**Task brief:**
Start at the line that has "The picture is" and stop at the line that has "dom = [-1.1, 1.1]". Print those lines and all lines between them exactly, and nothing more.

**Extracted data:**

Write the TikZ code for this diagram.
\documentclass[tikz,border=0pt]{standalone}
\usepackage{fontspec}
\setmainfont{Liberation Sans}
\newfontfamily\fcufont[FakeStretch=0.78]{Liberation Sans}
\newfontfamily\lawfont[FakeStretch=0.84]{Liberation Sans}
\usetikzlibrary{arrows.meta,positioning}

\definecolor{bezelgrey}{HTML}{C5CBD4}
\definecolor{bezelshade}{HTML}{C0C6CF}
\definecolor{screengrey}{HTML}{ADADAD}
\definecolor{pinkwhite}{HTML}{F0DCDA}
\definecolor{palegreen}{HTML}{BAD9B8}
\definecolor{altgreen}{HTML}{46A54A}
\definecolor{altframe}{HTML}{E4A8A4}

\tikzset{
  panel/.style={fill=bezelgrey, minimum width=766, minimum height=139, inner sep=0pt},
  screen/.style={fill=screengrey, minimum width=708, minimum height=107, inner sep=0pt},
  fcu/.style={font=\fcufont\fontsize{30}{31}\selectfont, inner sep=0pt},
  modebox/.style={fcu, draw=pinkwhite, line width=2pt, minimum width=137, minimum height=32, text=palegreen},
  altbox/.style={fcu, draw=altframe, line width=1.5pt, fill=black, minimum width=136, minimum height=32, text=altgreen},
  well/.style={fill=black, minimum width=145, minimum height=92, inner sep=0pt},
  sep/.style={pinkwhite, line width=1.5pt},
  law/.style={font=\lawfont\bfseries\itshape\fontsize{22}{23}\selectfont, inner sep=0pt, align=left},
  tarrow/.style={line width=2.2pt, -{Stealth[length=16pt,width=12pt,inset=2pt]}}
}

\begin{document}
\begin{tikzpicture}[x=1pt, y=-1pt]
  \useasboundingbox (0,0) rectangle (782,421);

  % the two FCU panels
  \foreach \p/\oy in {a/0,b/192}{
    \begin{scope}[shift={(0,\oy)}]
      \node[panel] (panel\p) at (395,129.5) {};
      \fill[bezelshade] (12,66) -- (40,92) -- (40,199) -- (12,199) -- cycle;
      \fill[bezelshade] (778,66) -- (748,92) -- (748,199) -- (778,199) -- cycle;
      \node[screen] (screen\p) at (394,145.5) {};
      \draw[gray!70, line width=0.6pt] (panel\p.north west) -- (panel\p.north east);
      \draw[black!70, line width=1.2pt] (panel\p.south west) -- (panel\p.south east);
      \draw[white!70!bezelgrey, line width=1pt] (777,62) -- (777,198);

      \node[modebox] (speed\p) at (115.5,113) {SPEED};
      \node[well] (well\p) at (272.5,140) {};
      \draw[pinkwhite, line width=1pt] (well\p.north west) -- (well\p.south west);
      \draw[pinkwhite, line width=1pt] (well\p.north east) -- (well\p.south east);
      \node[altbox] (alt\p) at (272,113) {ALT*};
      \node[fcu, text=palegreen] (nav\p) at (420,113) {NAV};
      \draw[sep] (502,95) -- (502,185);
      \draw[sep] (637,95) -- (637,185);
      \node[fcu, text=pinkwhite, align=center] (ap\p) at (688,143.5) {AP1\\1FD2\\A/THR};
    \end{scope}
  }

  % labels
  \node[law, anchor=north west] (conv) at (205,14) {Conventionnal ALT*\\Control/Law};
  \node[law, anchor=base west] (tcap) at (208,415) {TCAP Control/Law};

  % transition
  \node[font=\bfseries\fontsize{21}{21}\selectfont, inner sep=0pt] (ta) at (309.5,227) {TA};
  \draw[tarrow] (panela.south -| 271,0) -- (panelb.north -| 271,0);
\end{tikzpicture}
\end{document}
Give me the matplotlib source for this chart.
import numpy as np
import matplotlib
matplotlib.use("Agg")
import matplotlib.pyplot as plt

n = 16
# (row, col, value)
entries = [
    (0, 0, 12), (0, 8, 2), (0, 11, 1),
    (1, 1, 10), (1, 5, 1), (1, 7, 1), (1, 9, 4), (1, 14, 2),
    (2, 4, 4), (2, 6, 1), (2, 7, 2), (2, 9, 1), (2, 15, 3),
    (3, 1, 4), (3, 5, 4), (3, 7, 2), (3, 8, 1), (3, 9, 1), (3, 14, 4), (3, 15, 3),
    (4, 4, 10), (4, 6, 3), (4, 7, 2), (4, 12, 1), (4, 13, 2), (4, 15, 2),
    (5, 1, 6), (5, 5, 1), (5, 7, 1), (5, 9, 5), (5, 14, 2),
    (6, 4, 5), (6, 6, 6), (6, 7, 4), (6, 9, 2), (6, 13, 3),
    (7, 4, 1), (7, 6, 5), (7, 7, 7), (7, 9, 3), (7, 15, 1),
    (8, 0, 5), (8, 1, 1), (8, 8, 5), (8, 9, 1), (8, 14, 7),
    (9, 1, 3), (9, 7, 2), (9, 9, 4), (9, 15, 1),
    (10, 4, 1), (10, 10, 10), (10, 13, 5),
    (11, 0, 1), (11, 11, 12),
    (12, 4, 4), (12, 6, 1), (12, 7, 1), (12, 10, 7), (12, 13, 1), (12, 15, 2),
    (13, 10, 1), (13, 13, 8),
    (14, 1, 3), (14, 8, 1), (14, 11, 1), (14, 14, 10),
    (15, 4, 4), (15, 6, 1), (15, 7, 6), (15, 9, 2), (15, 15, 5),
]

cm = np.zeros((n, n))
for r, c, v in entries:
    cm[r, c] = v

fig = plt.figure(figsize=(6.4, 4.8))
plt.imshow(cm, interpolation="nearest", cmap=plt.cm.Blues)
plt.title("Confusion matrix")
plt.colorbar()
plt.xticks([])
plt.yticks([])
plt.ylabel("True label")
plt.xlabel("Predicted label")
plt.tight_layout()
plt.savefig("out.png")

==

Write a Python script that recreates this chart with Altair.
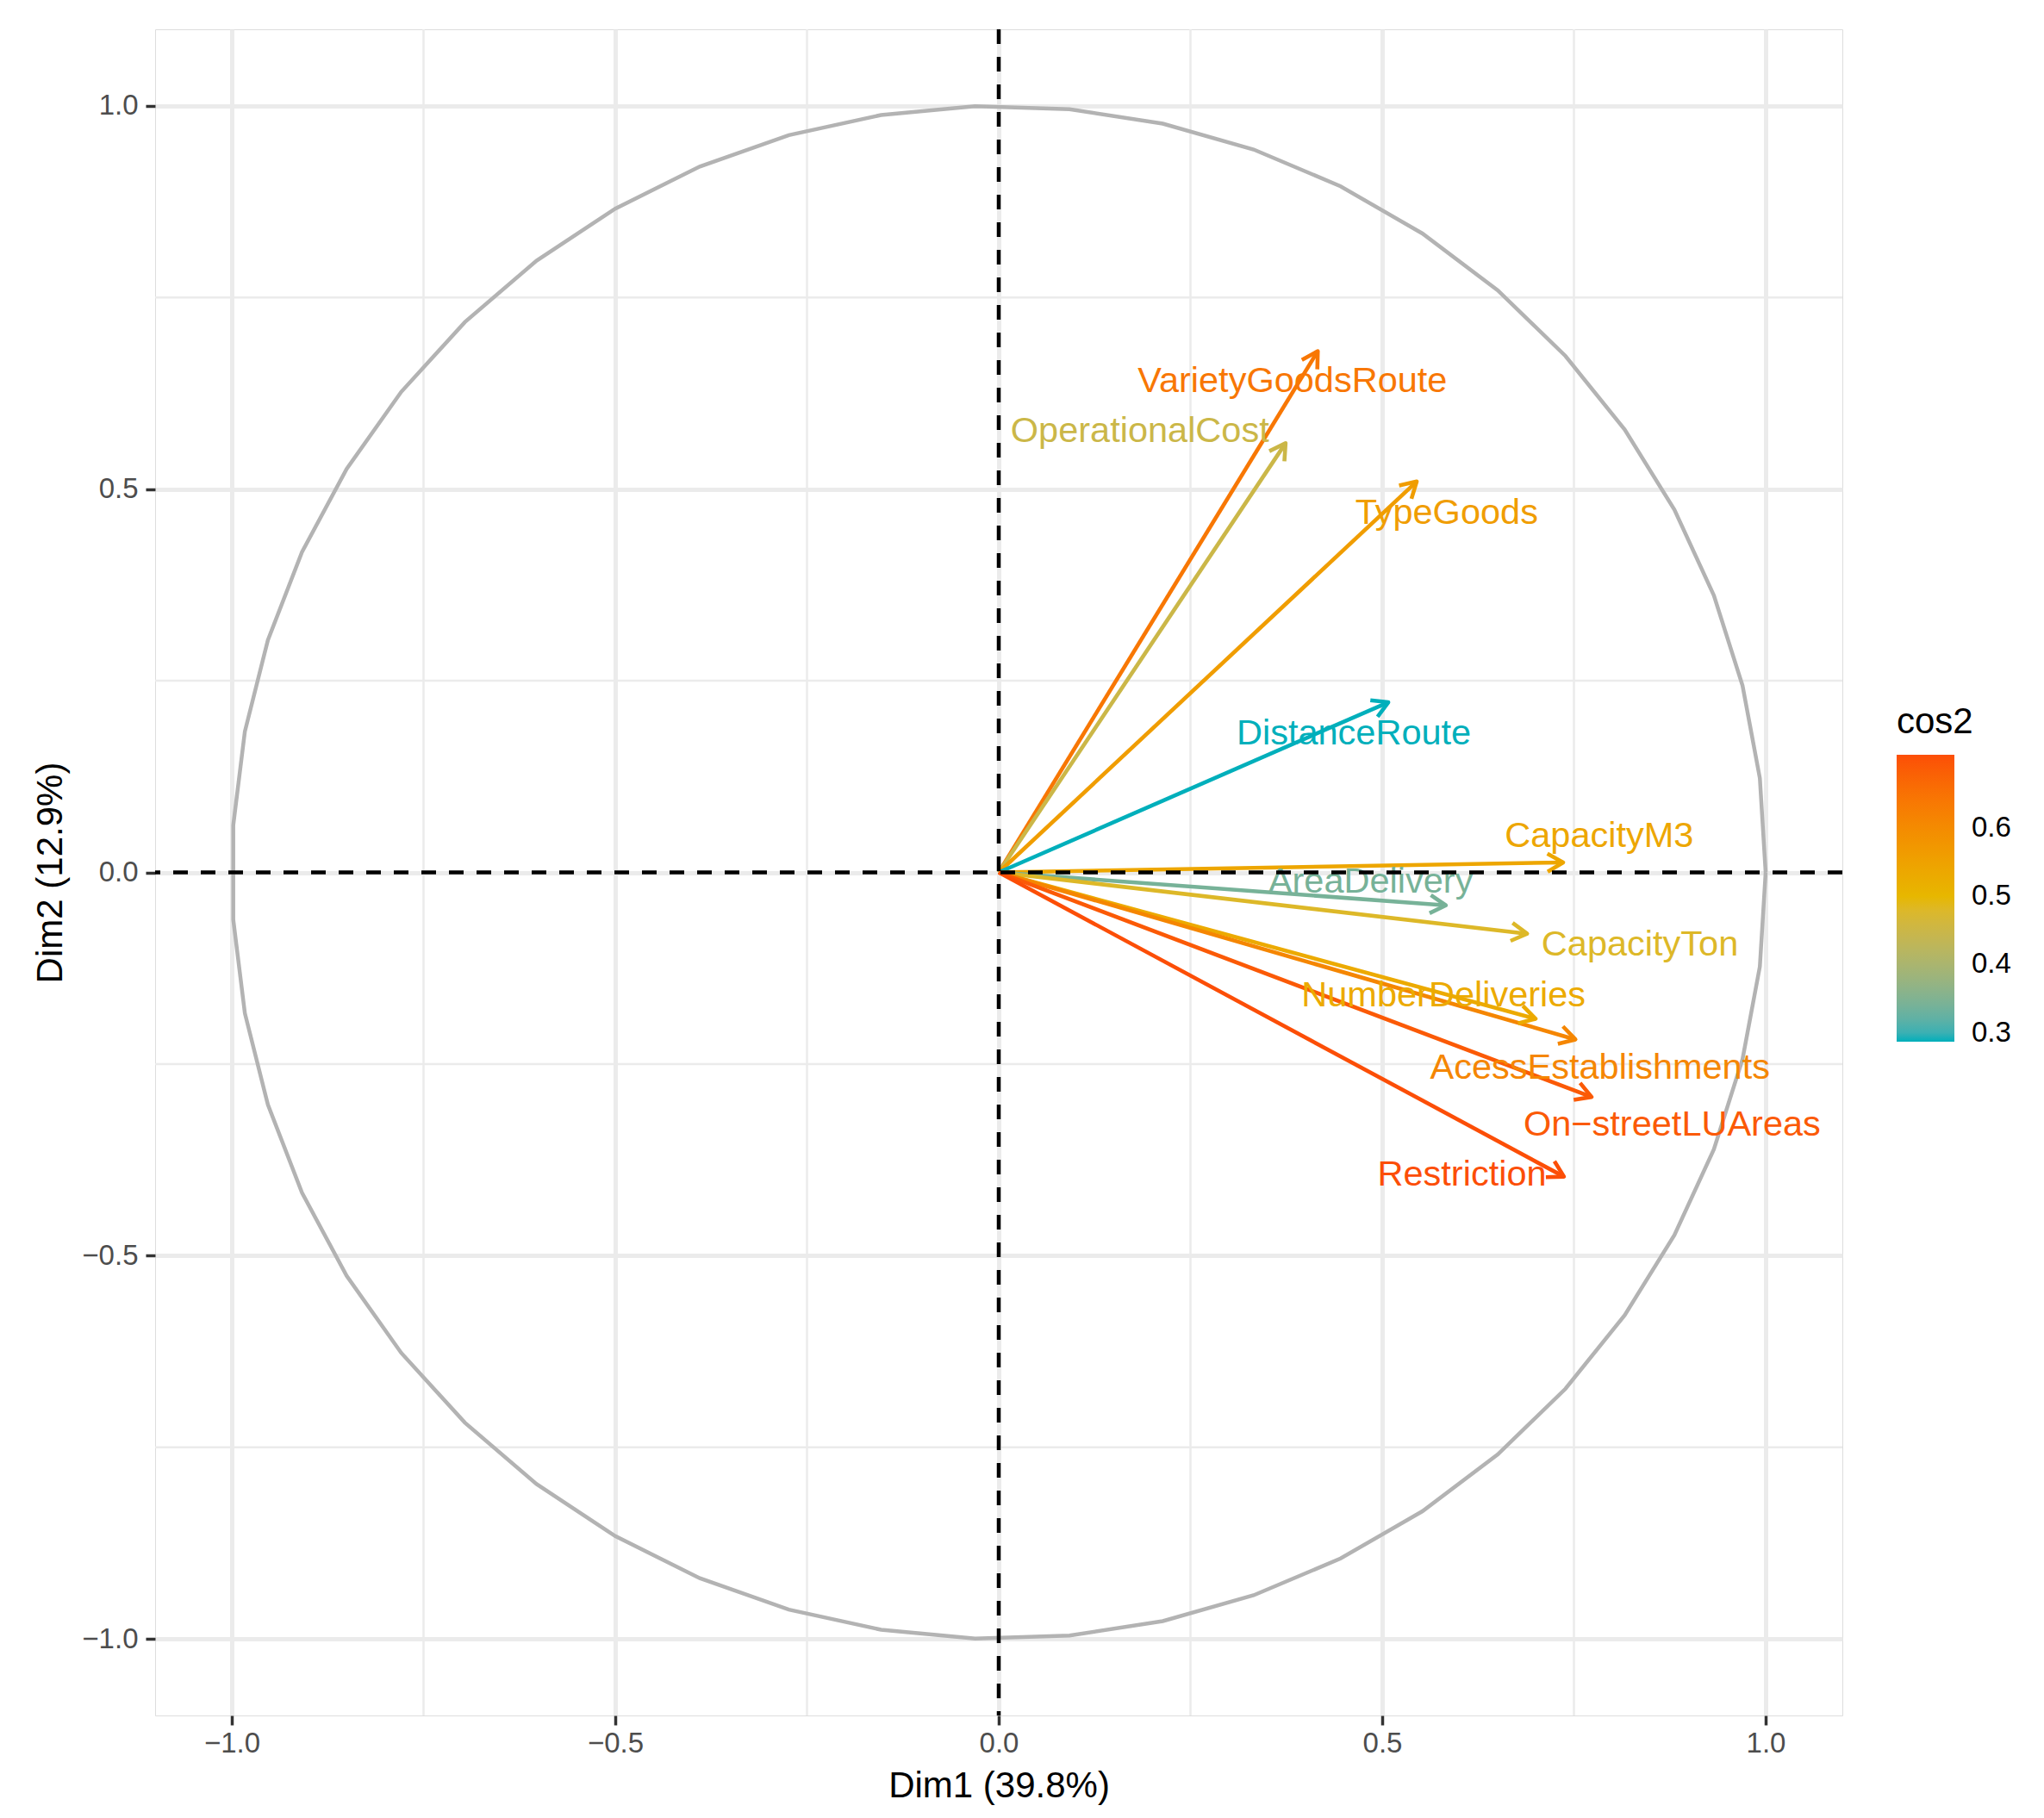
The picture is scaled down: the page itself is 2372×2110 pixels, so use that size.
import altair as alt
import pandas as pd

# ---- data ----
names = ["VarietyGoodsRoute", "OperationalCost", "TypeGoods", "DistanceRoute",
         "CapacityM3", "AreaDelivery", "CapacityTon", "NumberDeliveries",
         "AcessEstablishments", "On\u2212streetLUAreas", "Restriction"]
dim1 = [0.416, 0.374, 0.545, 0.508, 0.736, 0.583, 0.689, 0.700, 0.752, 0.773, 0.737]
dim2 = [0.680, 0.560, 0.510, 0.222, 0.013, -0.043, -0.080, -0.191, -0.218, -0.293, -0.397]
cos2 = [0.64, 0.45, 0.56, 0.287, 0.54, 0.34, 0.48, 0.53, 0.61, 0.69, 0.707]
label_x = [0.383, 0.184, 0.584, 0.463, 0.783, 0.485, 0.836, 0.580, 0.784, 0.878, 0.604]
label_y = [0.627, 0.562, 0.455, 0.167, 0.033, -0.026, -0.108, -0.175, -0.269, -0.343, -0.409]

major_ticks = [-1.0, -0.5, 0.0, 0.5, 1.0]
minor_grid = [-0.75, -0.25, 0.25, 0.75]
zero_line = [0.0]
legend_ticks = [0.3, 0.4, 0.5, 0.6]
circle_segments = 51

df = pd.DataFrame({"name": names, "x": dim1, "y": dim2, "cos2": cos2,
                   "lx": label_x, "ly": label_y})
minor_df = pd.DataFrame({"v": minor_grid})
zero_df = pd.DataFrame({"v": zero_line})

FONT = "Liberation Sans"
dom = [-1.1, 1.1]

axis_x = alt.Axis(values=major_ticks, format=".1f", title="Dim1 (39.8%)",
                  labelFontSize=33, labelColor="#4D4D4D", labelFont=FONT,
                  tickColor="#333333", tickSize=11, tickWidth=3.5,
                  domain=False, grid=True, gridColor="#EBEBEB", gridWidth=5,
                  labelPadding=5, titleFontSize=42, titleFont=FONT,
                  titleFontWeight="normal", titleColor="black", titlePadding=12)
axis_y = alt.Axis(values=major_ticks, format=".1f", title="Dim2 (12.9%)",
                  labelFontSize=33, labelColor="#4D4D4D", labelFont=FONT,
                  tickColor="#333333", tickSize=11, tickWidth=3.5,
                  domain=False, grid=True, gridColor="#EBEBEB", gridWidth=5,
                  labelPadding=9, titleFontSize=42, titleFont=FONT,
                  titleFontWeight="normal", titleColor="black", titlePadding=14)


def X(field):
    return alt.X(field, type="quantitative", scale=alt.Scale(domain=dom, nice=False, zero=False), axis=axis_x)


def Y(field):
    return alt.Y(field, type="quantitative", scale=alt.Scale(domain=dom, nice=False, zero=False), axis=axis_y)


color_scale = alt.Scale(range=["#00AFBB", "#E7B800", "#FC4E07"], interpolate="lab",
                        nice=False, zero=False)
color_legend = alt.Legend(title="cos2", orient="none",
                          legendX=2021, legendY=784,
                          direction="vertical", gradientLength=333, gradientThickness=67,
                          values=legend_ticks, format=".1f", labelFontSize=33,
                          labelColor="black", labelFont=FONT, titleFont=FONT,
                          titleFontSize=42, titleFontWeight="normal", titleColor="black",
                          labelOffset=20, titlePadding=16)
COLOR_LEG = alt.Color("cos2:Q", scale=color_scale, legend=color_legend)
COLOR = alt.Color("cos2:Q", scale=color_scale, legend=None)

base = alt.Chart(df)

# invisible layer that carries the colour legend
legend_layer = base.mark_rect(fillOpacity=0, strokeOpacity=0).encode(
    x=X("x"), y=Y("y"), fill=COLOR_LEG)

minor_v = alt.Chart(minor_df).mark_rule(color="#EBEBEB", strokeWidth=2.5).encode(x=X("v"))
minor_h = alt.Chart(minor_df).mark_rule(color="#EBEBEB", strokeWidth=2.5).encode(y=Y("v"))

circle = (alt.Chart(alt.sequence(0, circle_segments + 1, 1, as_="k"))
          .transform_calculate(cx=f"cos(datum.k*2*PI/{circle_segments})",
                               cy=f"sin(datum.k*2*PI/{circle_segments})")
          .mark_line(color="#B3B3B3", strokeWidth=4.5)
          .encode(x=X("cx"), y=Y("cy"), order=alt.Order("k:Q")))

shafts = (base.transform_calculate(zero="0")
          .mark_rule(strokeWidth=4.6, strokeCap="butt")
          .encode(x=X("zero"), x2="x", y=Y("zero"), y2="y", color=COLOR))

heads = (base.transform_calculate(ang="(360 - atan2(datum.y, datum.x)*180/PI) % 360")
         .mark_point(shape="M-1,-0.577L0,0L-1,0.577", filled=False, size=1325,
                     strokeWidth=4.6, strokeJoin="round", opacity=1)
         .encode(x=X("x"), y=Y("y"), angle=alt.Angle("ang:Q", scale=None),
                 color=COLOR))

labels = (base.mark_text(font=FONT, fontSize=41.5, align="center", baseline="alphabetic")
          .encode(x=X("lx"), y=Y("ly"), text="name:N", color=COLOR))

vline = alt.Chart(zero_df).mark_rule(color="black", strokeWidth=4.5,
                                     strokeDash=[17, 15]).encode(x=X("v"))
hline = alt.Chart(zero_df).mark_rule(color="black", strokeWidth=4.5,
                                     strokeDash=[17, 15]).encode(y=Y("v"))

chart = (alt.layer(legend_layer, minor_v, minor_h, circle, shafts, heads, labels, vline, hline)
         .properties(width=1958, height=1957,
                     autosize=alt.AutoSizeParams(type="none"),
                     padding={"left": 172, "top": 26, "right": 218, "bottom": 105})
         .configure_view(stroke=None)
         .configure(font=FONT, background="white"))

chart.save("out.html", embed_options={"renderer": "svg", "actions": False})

**Response:**
The picture is scaled down: the page itself is 2372×2110 pixels, so use that size.
import altair as alt
import pandas as pd

# ---- data ----
names = ["VarietyGoodsRoute", "OperationalCost", "TypeGoods", "DistanceRoute",
         "CapacityM3", "AreaDelivery", "CapacityTon", "NumberDeliveries",
         "AcessEstablishments", "On\u2212streetLUAreas", "Restriction"]
dim1 = [0.416, 0.374, 0.545, 0.508, 0.736, 0.583, 0.689, 0.700, 0.752, 0.773, 0.737]
dim2 = [0.680, 0.560, 0.510, 0.222, 0.013, -0.043, -0.080, -0.191, -0.218, -0.293, -0.397]
cos2 = [0.64, 0.45, 0.56, 0.287, 0.54, 0.34, 0.48, 0.53, 0.61, 0.69, 0.707]
label_x = [0.383, 0.184, 0.584, 0.463, 0.783, 0.485, 0.836, 0.580, 0.784, 0.878, 0.604]
label_y = [0.627, 0.562, 0.455, 0.167, 0.033, -0.026, -0.108, -0.175, -0.269, -0.343, -0.409]

major_ticks = [-1.0, -0.5, 0.0, 0.5, 1.0]
minor_grid = [-0.75, -0.25, 0.25, 0.75]
zero_line = [0.0]
legend_ticks = [0.3, 0.4, 0.5, 0.6]
circle_segments = 51

df = pd.DataFrame({"name": names, "x": dim1, "y": dim2, "cos2": cos2,
                   "lx": label_x, "ly": label_y})
minor_df = pd.DataFrame({"v": minor_grid})
zero_df = pd.DataFrame({"v": zero_line})

FONT = "Liberation Sans"
dom = [-1.1, 1.1]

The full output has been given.